Only the lines from the start of the data through the line with "import plotly.graph_objects as go" belong in the copy. Restate them word for word, minus the pictures.

>>>>

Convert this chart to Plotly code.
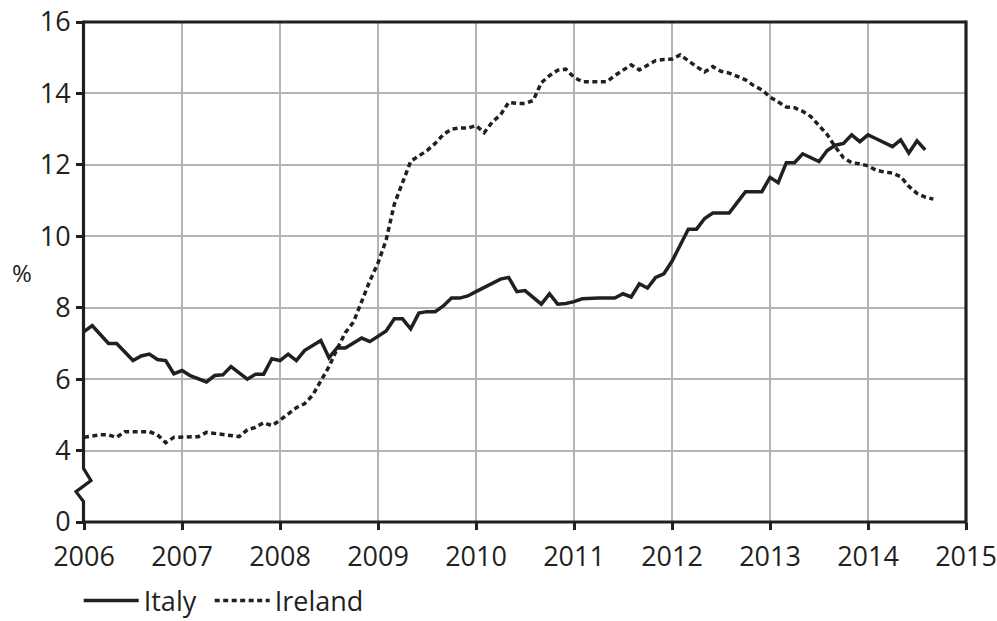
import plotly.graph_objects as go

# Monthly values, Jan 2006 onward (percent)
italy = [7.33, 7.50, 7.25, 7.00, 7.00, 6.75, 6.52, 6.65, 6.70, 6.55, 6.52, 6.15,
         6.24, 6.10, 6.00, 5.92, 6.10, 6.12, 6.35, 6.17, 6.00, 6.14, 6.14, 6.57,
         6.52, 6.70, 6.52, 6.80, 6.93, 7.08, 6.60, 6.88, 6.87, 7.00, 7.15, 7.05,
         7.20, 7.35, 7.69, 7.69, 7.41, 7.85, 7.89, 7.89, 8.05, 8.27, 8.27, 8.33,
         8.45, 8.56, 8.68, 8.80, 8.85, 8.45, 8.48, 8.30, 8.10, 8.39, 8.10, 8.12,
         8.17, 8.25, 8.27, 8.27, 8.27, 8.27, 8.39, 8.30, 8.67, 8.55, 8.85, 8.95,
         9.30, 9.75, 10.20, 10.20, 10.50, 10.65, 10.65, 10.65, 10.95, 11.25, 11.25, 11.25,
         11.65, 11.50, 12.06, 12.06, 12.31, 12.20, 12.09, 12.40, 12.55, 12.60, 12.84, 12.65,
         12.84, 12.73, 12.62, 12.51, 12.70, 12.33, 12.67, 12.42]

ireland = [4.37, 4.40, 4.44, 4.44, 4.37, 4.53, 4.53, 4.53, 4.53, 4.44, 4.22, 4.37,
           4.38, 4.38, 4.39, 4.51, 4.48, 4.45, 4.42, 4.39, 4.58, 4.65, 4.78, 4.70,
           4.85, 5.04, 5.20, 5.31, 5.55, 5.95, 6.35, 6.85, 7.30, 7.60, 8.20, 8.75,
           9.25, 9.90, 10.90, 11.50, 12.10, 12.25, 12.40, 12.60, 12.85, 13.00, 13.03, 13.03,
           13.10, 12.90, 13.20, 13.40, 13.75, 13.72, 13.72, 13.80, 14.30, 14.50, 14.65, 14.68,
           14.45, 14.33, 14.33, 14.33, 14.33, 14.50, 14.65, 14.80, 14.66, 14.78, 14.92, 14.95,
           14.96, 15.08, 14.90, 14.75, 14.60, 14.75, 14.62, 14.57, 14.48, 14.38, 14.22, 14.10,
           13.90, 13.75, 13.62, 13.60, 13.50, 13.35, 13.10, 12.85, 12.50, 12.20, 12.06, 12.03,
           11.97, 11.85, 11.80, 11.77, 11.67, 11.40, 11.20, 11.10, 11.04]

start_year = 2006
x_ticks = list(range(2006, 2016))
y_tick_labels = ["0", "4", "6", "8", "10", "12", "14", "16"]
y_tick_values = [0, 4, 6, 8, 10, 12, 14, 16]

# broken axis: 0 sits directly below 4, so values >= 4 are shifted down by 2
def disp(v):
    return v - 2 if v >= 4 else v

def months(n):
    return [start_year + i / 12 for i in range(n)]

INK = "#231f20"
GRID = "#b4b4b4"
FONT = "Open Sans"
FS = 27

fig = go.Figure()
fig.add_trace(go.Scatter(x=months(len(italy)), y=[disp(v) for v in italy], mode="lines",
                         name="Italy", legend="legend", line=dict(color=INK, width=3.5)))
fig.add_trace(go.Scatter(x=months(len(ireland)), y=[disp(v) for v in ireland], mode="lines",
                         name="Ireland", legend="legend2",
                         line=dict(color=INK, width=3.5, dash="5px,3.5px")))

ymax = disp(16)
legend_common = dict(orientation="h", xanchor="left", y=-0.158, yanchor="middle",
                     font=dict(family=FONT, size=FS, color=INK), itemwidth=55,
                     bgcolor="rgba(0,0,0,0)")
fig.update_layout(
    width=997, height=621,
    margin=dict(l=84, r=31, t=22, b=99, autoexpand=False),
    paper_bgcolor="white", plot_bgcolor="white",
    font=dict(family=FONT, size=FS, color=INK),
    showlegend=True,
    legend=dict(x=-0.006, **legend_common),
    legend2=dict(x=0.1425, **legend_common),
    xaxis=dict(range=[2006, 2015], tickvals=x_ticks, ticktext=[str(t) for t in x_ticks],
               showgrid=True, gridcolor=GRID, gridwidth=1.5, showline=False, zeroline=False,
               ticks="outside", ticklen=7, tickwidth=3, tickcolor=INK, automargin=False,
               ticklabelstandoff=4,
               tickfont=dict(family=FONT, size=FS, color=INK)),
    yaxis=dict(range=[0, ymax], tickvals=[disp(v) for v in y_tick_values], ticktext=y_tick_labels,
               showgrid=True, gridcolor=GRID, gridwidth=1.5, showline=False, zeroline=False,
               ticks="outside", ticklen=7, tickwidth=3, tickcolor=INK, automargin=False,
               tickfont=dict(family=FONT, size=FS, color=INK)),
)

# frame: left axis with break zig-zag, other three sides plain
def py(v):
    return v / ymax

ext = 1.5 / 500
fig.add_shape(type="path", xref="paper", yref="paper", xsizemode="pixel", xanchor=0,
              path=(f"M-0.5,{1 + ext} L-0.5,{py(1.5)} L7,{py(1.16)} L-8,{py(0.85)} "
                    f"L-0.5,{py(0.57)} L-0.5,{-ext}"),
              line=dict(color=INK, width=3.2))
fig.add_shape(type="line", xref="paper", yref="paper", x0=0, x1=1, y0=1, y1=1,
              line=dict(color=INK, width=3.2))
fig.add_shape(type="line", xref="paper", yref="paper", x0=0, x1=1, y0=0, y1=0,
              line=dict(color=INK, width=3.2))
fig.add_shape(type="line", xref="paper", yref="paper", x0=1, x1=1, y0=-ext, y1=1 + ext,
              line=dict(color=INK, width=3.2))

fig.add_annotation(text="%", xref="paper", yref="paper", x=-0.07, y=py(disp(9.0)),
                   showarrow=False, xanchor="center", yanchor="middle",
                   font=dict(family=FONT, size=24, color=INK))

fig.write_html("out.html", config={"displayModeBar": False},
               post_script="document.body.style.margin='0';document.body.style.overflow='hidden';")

<<<<

**Task answer:**
Convert this chart to Plotly code.
import plotly.graph_objects as go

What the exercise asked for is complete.